Starting Problems After YZ Timing Change
Posted April 13, 2002 - 05:13 PM
What are your experiences?
Posted April 13, 2002 - 05:55 PM
Didn't have a problem at all starting after timing mod. You did rotate the exhaust cam
clockwise one tooth I hope? Some have turned it counter-clockwise and have had poor running bikes. I do have more problems starting when warm since I rejetted. I now usually have to use the hot start. will probably go down a size on the pilot jet.
Good luck to ya,
Posted April 14, 2002 - 02:11 AM
Sounds like you have a problem worth pulling the valve cover and rechecking your cam positions and number of pins between marks.
Posted April 14, 2002 - 03:59 AM
Posted April 14, 2002 - 02:46 PM
How is it running once it's RUNNING??? Notice a difference?? If not, then recheck the timing as suggested.
Posted April 14, 2002 - 04:56 PM
The bike runs great once started. I worked with my local Yamaha dealer to get the jetting set and it seems to be great. After the timing change, I noticed a significant improvement in front wheel lift from mid to high RPM. The extra poop at midrange is very nice when riding the rocky, rutted deserts of SW Idaho. I lifts easily in second and third gears.
My only problem is starting. The engine seems to want to stop turning just before passing TDC while cranking. It is as if the gear ratio on the kickstarter needs to be slightly higher to get a little more turn on the engine with each kick.
New Comments ???
Posted April 14, 2002 - 05:37 PM
I misread your post the first few times, looks like most of us did. I am so used to people complaining that it won't start that I didn't notice that yours is just hard to kick.
OK, first the basics (everyone gets tired of my longwindedness, please just skip on by if not of interest).
The kickstarter is geared for just about exactly two revolutions which is one pass through all four strokes. If you roll just past compression with the compression release, then let off to get a full kick, you will hit a second compression stroke about 3/4 of the way down. This time you will have momentum of the engine already turning with you to carry it through.

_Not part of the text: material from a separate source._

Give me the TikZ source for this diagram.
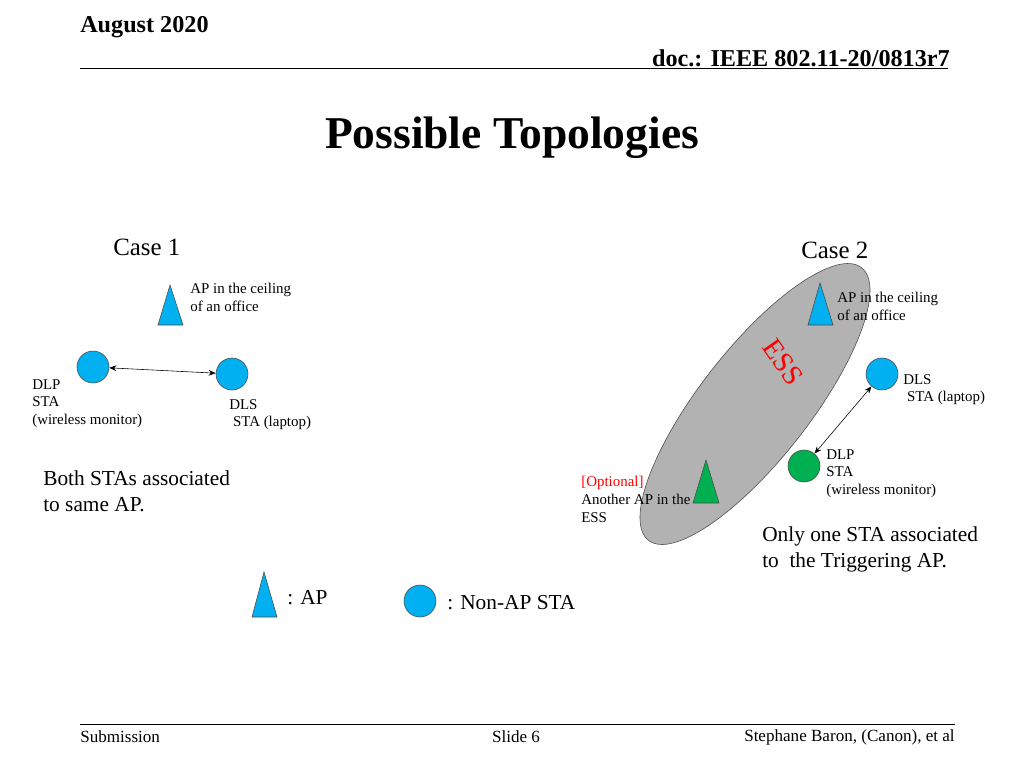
\documentclass[tikz,border=0pt]{standalone}
\usepackage{fontspec}
\setmainfont{Liberation Serif}
\usetikzlibrary{arrows.meta}
\definecolor{apblue}{RGB}{0,176,240}
\definecolor{stagreen}{RGB}{0,176,80}
\tikzset{
  ap/.style={draw=black!70, fill=apblue},
  sta/.style={circle, draw=black!70, fill=apblue, minimum size=22.5pt, inner sep=0pt},
  small/.style={font=\fontsize{10.5}{12.5}\selectfont, align=left, anchor=north west, inner sep=0pt},
  big/.style={font=\fontsize{15}{18.5}\selectfont, align=left, anchor=north west, inner sep=0pt},
  link/.style={<->, >={Stealth[length=5pt,width=4pt]}, thin}
}
\begin{document}
\begin{tikzpicture}[x=0.703pt, y=-0.703pt]
  \useasboundingbox (0,0) rectangle (1024,768);

  % header and footer
  \node [anchor=west, inner sep=0pt, font=\fontsize{17}{19}\bfseries] (month) at (80,27) {August 2020};
  \node [anchor=east, inner sep=0pt, font=\fontsize{17}{19}\bfseries] (doc) at (950,58) {doc.: IEEE 802.11-20/0813r7};
  \draw [thin] (80,68) -- (948,68);
  \node [font=\fontsize{32}{36}\bfseries] (title) at (512,138) {Possible Topologies};
  \draw [thin] (80,724) -- (955,724);
  \node [anchor=west, inner sep=0pt, font=\fontsize{12}{14}\selectfont] (sub) at (80,737) {Submission};
  \node [inner sep=0pt, font=\fontsize{12}{14}\selectfont] (slide) at (516,737) {Slide 6};
  \node [anchor=east, inner sep=0pt, font=\fontsize{12}{14}\selectfont] (auth) at (955,737) {Stephane Baron, (Canon), et al};

  % case 1
  \node [anchor=west, inner sep=0pt, font=\fontsize{17.5}{20}\selectfont] (case1) at (113,247) {Case 1};
  \draw [ap] (170,285) -- (183,325) -- (158,325) -- cycle;
  \node [small] (aplab1) at (190,283) {AP in the ceiling\\of an office};
  \node [sta] (dlp1) at (93,367) {};
  \node [sta] (dls1) at (232,374) {};
  \draw [link] (dlp1) -- (dls1);
  \node [small] (dlplab1) at (32,379) {DLP\\STA\\(wireless monitor)};
  \node [small] (dlslab1) at (229,399) {DLS\\\ STA (laptop)};
  \node [big] (note1) at (43,470) {Both STAs associated\\to same AP.};

  % case 2
  \node [anchor=west, inner sep=0pt, font=\fontsize{17.5}{20}\selectfont] (case2) at (801,250) {Case 2};
  \draw [draw=black!70, fill=black!30, rotate around={52:(755,404)}] (755,404) ellipse (173 and 55);
  \node [text=red, rotate=-55, font=\fontsize{20}{22}\selectfont] (ess) at (783,362) {ESS};
  \draw [ap] (820,283) -- (833,325) -- (808,325) -- cycle;
  \node [small] (aplab2) at (837,292) {AP in the ceiling\\of an office};
  \node [sta] (dls2) at (882,374) {};
  \node [sta, fill=stagreen] (dlp2) at (804,466) {};
  \draw [link] (dls2) -- (dlp2);
  \node [small] (dlslab2) at (903,374) {DLS\\\ STA (laptop)};
  \node [small] (dlplab2) at (826,449) {DLP\\STA\\(wireless monitor)};
  \draw [ap, fill=stagreen] (706,460) -- (719,503) -- (693,503) -- cycle;
  \node [small] (optlab) at (581,476) {\textcolor{red}{[Optional]}\\Another AP in the\\ESS};
  \node [big] (note2) at (762,526) {Only one STA associated\\to\ \ the Triggering AP.};

  % legend
  \draw [ap] (264,572) -- (277,617) -- (252,617) -- cycle;
  \node [anchor=west, inner sep=0pt, font=\fontsize{15}{17}\selectfont] (leg1) at (287,598) {: AP};
  \node [sta] (legsta) at (420,601) {};
  \node [anchor=west, inner sep=0pt, font=\fontsize{15}{17}\selectfont] (leg2) at (447,603) {: Non-AP STA};
\end{tikzpicture}
\end{document}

With the throttle fully closed, the intake stroke pulls a hefty vacuum through the closed throttle slide but doesn't pull much air. This means that you get 12.5:1 against a cylinder maybe half full (at the bottom of the intake stroke the air just pulled in is less dense than back in the airbox, i.e. has a vacuum relative to atmospheric). This vacuum eats up maybe half of the compression stroke so you only have to kick through 1/2 the normal compression.
Now if you open the throttle, the slide goes up out of the way, kick it and a cylinder full of air at atmospheric pressure rushes in. When you get to the compression stroke, you have to overcome maybe twice as much compression with kickstarter force. That will cause black and blue insteps.
That is what I think is happening to you. I think your throttle cables are holding the throttle cracked (it only takes a very little to feel this effect, maybe 1/16th throttle, get a friend with a working bike to try it for you). If not the throttle cables, then the idle is set too high. You can test this theory. Start the bike (wear your best steel insole boots or bump start it) and see if the idle is high. If it is, check the throttle cables and roll back the idle adjust screw. The choke makes this worse because it raises the idle speed also (i.e., lets in more air at idle).
YAMAKAZE was on the right track, maybe.